Work to complete: Copy the listing verbatim, excluding any images found in it.

BEGIN

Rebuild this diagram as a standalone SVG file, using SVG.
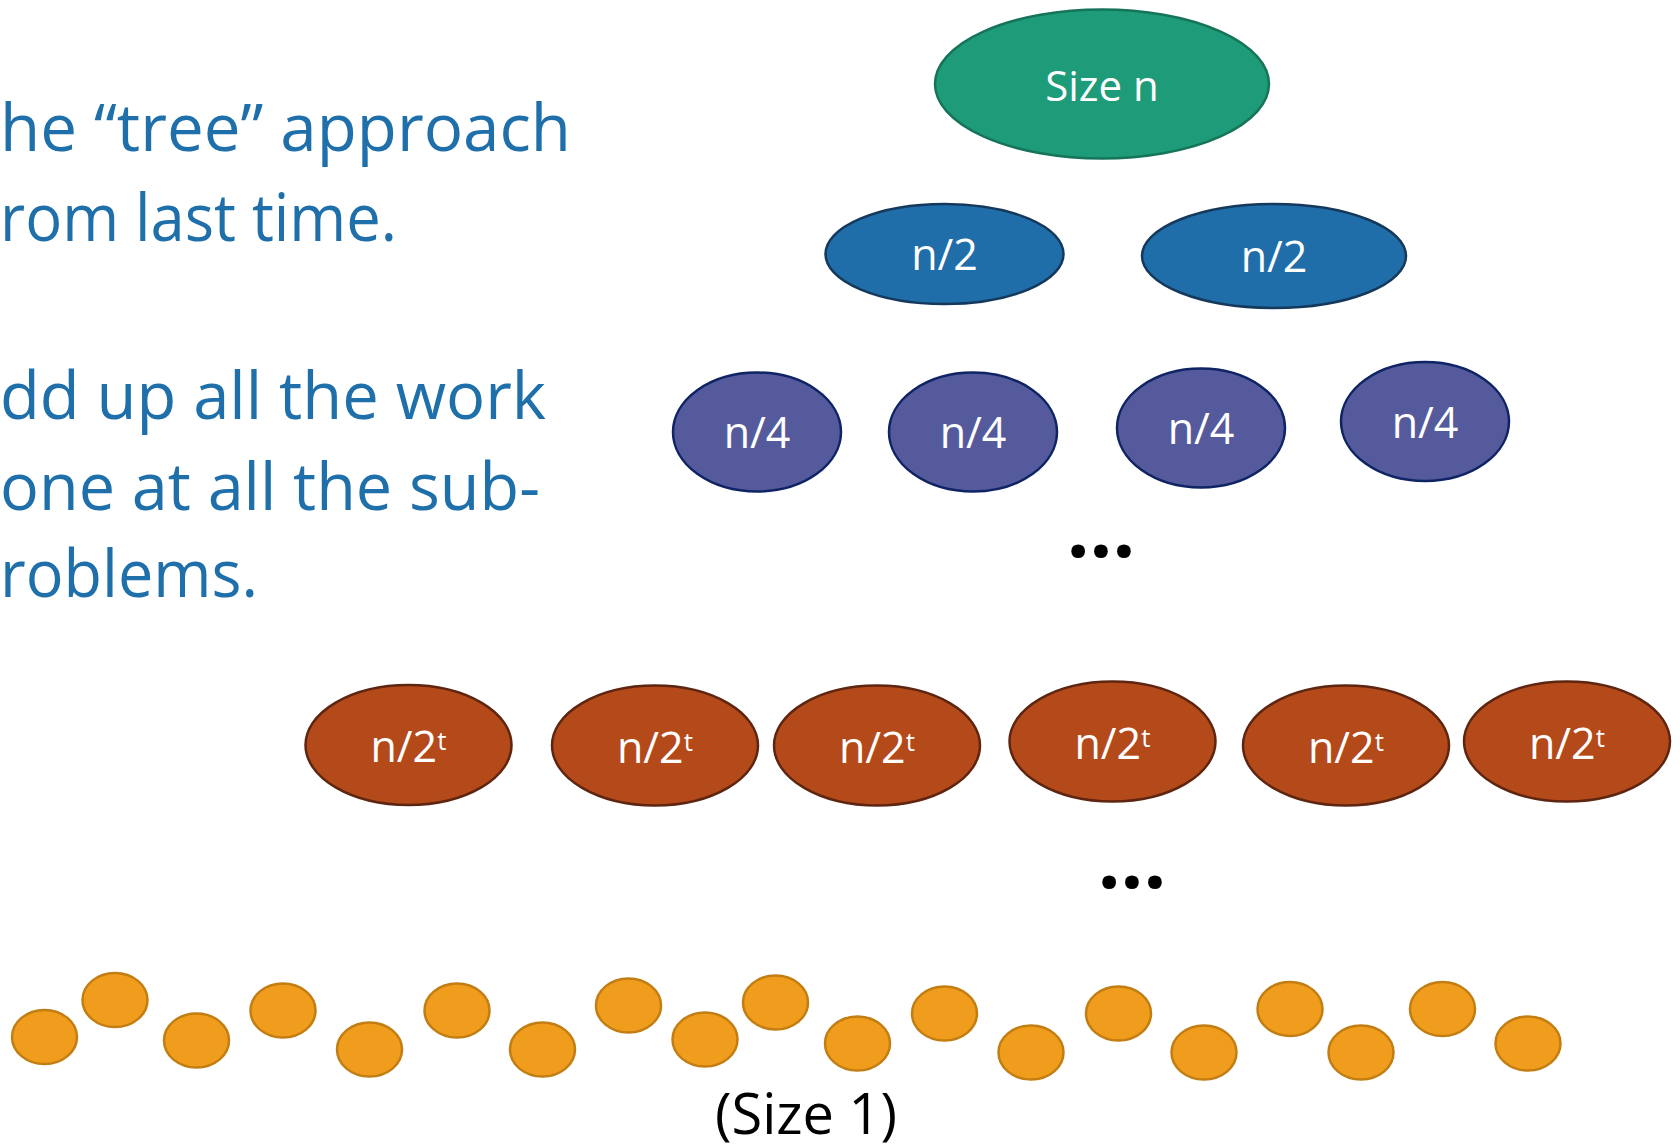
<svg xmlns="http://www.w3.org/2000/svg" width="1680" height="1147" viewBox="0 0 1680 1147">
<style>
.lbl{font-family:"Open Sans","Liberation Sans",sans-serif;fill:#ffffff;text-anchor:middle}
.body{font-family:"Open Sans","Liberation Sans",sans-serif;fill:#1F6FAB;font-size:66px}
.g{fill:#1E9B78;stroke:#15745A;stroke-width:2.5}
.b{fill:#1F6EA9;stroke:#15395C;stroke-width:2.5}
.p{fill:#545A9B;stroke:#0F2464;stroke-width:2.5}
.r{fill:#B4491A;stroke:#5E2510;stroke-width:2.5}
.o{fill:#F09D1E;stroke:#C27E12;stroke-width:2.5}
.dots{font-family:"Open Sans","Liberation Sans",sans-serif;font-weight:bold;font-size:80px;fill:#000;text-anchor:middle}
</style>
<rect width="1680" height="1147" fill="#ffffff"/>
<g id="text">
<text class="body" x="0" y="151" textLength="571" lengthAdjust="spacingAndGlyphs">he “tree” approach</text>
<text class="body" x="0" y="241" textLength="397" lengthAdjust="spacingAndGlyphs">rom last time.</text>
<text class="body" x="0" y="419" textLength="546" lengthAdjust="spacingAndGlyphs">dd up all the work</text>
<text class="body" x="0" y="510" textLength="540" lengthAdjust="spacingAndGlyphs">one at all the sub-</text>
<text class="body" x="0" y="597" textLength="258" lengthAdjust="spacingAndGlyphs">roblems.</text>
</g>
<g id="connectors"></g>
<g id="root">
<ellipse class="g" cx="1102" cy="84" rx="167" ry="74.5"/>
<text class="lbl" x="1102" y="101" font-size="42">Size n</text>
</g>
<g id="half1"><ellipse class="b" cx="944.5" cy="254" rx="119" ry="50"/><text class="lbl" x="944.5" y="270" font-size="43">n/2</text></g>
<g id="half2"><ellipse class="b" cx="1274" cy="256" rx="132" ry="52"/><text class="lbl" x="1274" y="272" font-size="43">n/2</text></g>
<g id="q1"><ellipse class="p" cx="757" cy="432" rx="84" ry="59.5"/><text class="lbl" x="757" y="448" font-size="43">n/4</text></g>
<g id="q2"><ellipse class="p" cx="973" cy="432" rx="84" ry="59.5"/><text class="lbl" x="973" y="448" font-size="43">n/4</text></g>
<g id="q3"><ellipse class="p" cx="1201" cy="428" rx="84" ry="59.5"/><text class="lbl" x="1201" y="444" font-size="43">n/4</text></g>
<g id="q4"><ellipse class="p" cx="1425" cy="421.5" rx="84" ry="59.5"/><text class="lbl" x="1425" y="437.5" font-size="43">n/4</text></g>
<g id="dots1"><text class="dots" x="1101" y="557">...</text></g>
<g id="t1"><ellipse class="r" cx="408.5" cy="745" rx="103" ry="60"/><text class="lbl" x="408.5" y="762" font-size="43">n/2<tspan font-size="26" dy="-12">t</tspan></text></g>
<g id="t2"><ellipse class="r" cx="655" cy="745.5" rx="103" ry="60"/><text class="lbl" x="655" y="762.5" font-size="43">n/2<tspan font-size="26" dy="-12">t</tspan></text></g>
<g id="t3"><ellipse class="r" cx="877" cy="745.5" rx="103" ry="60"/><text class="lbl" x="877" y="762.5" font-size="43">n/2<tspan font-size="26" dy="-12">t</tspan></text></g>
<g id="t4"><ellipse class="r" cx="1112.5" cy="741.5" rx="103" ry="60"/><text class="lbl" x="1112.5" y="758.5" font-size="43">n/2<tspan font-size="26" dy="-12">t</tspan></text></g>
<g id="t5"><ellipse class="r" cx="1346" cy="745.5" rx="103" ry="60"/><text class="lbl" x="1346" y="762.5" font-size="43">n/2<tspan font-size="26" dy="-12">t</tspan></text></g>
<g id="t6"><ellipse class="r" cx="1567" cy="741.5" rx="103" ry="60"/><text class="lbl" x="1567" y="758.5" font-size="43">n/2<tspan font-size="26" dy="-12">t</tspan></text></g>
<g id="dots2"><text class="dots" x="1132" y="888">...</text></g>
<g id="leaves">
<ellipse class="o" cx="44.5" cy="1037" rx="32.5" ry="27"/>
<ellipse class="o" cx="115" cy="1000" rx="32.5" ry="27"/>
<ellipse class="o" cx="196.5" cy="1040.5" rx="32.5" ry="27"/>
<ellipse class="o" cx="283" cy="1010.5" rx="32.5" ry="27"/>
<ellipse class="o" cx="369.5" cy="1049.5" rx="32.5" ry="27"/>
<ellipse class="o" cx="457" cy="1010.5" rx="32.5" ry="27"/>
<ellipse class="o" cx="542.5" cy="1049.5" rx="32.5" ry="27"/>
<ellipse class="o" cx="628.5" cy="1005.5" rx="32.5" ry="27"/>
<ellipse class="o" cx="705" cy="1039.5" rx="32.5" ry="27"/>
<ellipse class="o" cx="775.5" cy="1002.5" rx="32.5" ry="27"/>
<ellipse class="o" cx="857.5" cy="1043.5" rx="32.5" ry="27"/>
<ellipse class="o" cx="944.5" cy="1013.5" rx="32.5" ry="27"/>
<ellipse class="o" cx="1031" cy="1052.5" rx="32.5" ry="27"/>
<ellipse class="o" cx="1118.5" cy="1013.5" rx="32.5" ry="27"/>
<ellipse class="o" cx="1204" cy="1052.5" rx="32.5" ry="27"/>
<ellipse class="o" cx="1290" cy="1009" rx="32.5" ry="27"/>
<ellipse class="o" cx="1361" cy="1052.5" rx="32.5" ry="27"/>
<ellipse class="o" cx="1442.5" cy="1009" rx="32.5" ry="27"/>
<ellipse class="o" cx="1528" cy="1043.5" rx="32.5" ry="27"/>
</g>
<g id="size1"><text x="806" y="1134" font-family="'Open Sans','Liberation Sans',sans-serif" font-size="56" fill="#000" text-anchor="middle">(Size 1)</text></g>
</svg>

END

Solution for this exercise:
Rebuild this diagram as a standalone SVG file, using SVG.
<svg xmlns="http://www.w3.org/2000/svg" width="1680" height="1147" viewBox="0 0 1680 1147">
<style>
.lbl{font-family:"Open Sans","Liberation Sans",sans-serif;fill:#ffffff;text-anchor:middle}
.body{font-family:"Open Sans","Liberation Sans",sans-serif;fill:#1F6FAB;font-size:66px}
.g{fill:#1E9B78;stroke:#15745A;stroke-width:2.5}
.b{fill:#1F6EA9;stroke:#15395C;stroke-width:2.5}
.p{fill:#545A9B;stroke:#0F2464;stroke-width:2.5}
.r{fill:#B4491A;stroke:#5E2510;stroke-width:2.5}
.o{fill:#F09D1E;stroke:#C27E12;stroke-width:2.5}
.dots{font-family:"Open Sans","Liberation Sans",sans-serif;font-weight:bold;font-size:80px;fill:#000;text-anchor:middle}
</style>
<rect width="1680" height="1147" fill="#ffffff"/>
<g id="text">
<text class="body" x="0" y="151" textLength="571" lengthAdjust="spacingAndGlyphs">he “tree” approach</text>
<text class="body" x="0" y="241" textLength="397" lengthAdjust="spacingAndGlyphs">rom last time.</text>
<text class="body" x="0" y="419" textLength="546" lengthAdjust="spacingAndGlyphs">dd up all the work</text>
<text class="body" x="0" y="510" textLength="540" lengthAdjust="spacingAndGlyphs">one at all the sub-</text>
<text class="body" x="0" y="597" textLength="258" lengthAdjust="spacingAndGlyphs">roblems.</text>
</g>
<g id="connectors"></g>
<g id="root">
<ellipse class="g" cx="1102" cy="84" rx="167" ry="74.5"/>
<text class="lbl" x="1102" y="101" font-size="42">Size n</text>
</g>
<g id="half1"><ellipse class="b" cx="944.5" cy="254" rx="119" ry="50"/><text class="lbl" x="944.5" y="270" font-size="43">n/2</text></g>
<g id="half2"><ellipse class="b" cx="1274" cy="256" rx="132" ry="52"/><text class="lbl" x="1274" y="272" font-size="43">n/2</text></g>
<g id="q1"><ellipse class="p" cx="757" cy="432" rx="84" ry="59.5"/><text class="lbl" x="757" y="448" font-size="43">n/4</text></g>
<g id="q2"><ellipse class="p" cx="973" cy="432" rx="84" ry="59.5"/><text class="lbl" x="973" y="448" font-size="43">n/4</text></g>
<g id="q3"><ellipse class="p" cx="1201" cy="428" rx="84" ry="59.5"/><text class="lbl" x="1201" y="444" font-size="43">n/4</text></g>
<g id="q4"><ellipse class="p" cx="1425" cy="421.5" rx="84" ry="59.5"/><text class="lbl" x="1425" y="437.5" font-size="43">n/4</text></g>
<g id="dots1"><text class="dots" x="1101" y="557">...</text></g>
<g id="t1"><ellipse class="r" cx="408.5" cy="745" rx="103" ry="60"/><text class="lbl" x="408.5" y="762" font-size="43">n/2<tspan font-size="26" dy="-12">t</tspan></text></g>
<g id="t2"><ellipse class="r" cx="655" cy="745.5" rx="103" ry="60"/><text class="lbl" x="655" y="762.5" font-size="43">n/2<tspan font-size="26" dy="-12">t</tspan></text></g>
<g id="t3"><ellipse class="r" cx="877" cy="745.5" rx="103" ry="60"/><text class="lbl" x="877" y="762.5" font-size="43">n/2<tspan font-size="26" dy="-12">t</tspan></text></g>
<g id="t4"><ellipse class="r" cx="1112.5" cy="741.5" rx="103" ry="60"/><text class="lbl" x="1112.5" y="758.5" font-size="43">n/2<tspan font-size="26" dy="-12">t</tspan></text></g>
<g id="t5"><ellipse class="r" cx="1346" cy="745.5" rx="103" ry="60"/><text class="lbl" x="1346" y="762.5" font-size="43">n/2<tspan font-size="26" dy="-12">t</tspan></text></g>
<g id="t6"><ellipse class="r" cx="1567" cy="741.5" rx="103" ry="60"/><text class="lbl" x="1567" y="758.5" font-size="43">n/2<tspan font-size="26" dy="-12">t</tspan></text></g>
<g id="dots2"><text class="dots" x="1132" y="888">...</text></g>
<g id="leaves">
<ellipse class="o" cx="44.5" cy="1037" rx="32.5" ry="27"/>
<ellipse class="o" cx="115" cy="1000" rx="32.5" ry="27"/>
<ellipse class="o" cx="196.5" cy="1040.5" rx="32.5" ry="27"/>
<ellipse class="o" cx="283" cy="1010.5" rx="32.5" ry="27"/>
<ellipse class="o" cx="369.5" cy="1049.5" rx="32.5" ry="27"/>
<ellipse class="o" cx="457" cy="1010.5" rx="32.5" ry="27"/>
<ellipse class="o" cx="542.5" cy="1049.5" rx="32.5" ry="27"/>
<ellipse class="o" cx="628.5" cy="1005.5" rx="32.5" ry="27"/>
<ellipse class="o" cx="705" cy="1039.5" rx="32.5" ry="27"/>
<ellipse class="o" cx="775.5" cy="1002.5" rx="32.5" ry="27"/>
<ellipse class="o" cx="857.5" cy="1043.5" rx="32.5" ry="27"/>
<ellipse class="o" cx="944.5" cy="1013.5" rx="32.5" ry="27"/>
<ellipse class="o" cx="1031" cy="1052.5" rx="32.5" ry="27"/>
<ellipse class="o" cx="1118.5" cy="1013.5" rx="32.5" ry="27"/>
<ellipse class="o" cx="1204" cy="1052.5" rx="32.5" ry="27"/>
<ellipse class="o" cx="1290" cy="1009" rx="32.5" ry="27"/>
<ellipse class="o" cx="1361" cy="1052.5" rx="32.5" ry="27"/>
<ellipse class="o" cx="1442.5" cy="1009" rx="32.5" ry="27"/>
<ellipse class="o" cx="1528" cy="1043.5" rx="32.5" ry="27"/>
</g>
<g id="size1"><text x="806" y="1134" font-family="'Open Sans','Liberation Sans',sans-serif" font-size="56" fill="#000" text-anchor="middle">(Size 1)</text></g>
</svg>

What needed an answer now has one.